- What this task involves -
Which lines run from the first one up to and including the one with "(iv.east |- rb) -- (rb);"? Print exactly those.
:::
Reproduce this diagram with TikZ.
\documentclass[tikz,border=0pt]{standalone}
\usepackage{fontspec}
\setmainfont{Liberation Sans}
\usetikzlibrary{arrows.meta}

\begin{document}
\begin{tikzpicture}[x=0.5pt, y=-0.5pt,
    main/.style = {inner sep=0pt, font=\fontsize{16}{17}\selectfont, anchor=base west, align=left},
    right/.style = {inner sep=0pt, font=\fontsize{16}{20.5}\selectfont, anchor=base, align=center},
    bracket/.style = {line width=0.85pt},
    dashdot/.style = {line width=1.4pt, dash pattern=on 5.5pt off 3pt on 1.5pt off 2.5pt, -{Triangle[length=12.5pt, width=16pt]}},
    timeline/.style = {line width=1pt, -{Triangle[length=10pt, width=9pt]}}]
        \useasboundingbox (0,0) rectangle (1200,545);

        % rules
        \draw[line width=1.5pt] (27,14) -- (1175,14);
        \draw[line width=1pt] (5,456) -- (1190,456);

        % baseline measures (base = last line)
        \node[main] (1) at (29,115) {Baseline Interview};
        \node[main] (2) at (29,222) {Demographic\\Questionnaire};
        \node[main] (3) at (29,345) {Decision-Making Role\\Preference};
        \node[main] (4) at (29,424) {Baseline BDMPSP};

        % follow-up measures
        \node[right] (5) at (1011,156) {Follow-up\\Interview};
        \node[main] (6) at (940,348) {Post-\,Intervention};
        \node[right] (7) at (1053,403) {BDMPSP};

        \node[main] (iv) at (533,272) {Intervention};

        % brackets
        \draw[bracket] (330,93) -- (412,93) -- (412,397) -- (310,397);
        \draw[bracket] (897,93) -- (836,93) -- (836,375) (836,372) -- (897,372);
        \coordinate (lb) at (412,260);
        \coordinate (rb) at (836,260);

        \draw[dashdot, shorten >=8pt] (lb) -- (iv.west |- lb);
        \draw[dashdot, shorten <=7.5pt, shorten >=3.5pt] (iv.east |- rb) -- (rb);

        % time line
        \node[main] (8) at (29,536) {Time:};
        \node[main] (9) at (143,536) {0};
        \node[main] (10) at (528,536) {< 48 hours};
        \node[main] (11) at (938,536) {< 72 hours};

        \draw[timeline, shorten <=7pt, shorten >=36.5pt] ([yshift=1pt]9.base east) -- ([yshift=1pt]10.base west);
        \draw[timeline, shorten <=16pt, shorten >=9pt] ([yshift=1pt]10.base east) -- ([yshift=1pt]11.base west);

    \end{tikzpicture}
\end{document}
:::
- Exercise solution -
Reproduce this diagram with TikZ.
\documentclass[tikz,border=0pt]{standalone}
\usepackage{fontspec}
\setmainfont{Liberation Sans}
\usetikzlibrary{arrows.meta}

\begin{document}
\begin{tikzpicture}[x=0.5pt, y=-0.5pt,
    main/.style = {inner sep=0pt, font=\fontsize{16}{17}\selectfont, anchor=base west, align=left},
    right/.style = {inner sep=0pt, font=\fontsize{16}{20.5}\selectfont, anchor=base, align=center},
    bracket/.style = {line width=0.85pt},
    dashdot/.style = {line width=1.4pt, dash pattern=on 5.5pt off 3pt on 1.5pt off 2.5pt, -{Triangle[length=12.5pt, width=16pt]}},
    timeline/.style = {line width=1pt, -{Triangle[length=10pt, width=9pt]}}]
        \useasboundingbox (0,0) rectangle (1200,545);

        % rules
        \draw[line width=1.5pt] (27,14) -- (1175,14);
        \draw[line width=1pt] (5,456) -- (1190,456);

        % baseline measures (base = last line)
        \node[main] (1) at (29,115) {Baseline Interview};
        \node[main] (2) at (29,222) {Demographic\\Questionnaire};
        \node[main] (3) at (29,345) {Decision-Making Role\\Preference};
        \node[main] (4) at (29,424) {Baseline BDMPSP};

        % follow-up measures
        \node[right] (5) at (1011,156) {Follow-up\\Interview};
        \node[main] (6) at (940,348) {Post-\,Intervention};
        \node[right] (7) at (1053,403) {BDMPSP};

        \node[main] (iv) at (533,272) {Intervention};

        % brackets
        \draw[bracket] (330,93) -- (412,93) -- (412,397) -- (310,397);
        \draw[bracket] (897,93) -- (836,93) -- (836,375) (836,372) -- (897,372);
        \coordinate (lb) at (412,260);
        \coordinate (rb) at (836,260);

        \draw[dashdot, shorten >=8pt] (lb) -- (iv.west |- lb);
        \draw[dashdot, shorten <=7.5pt, shorten >=3.5pt] (iv.east |- rb) -- (rb);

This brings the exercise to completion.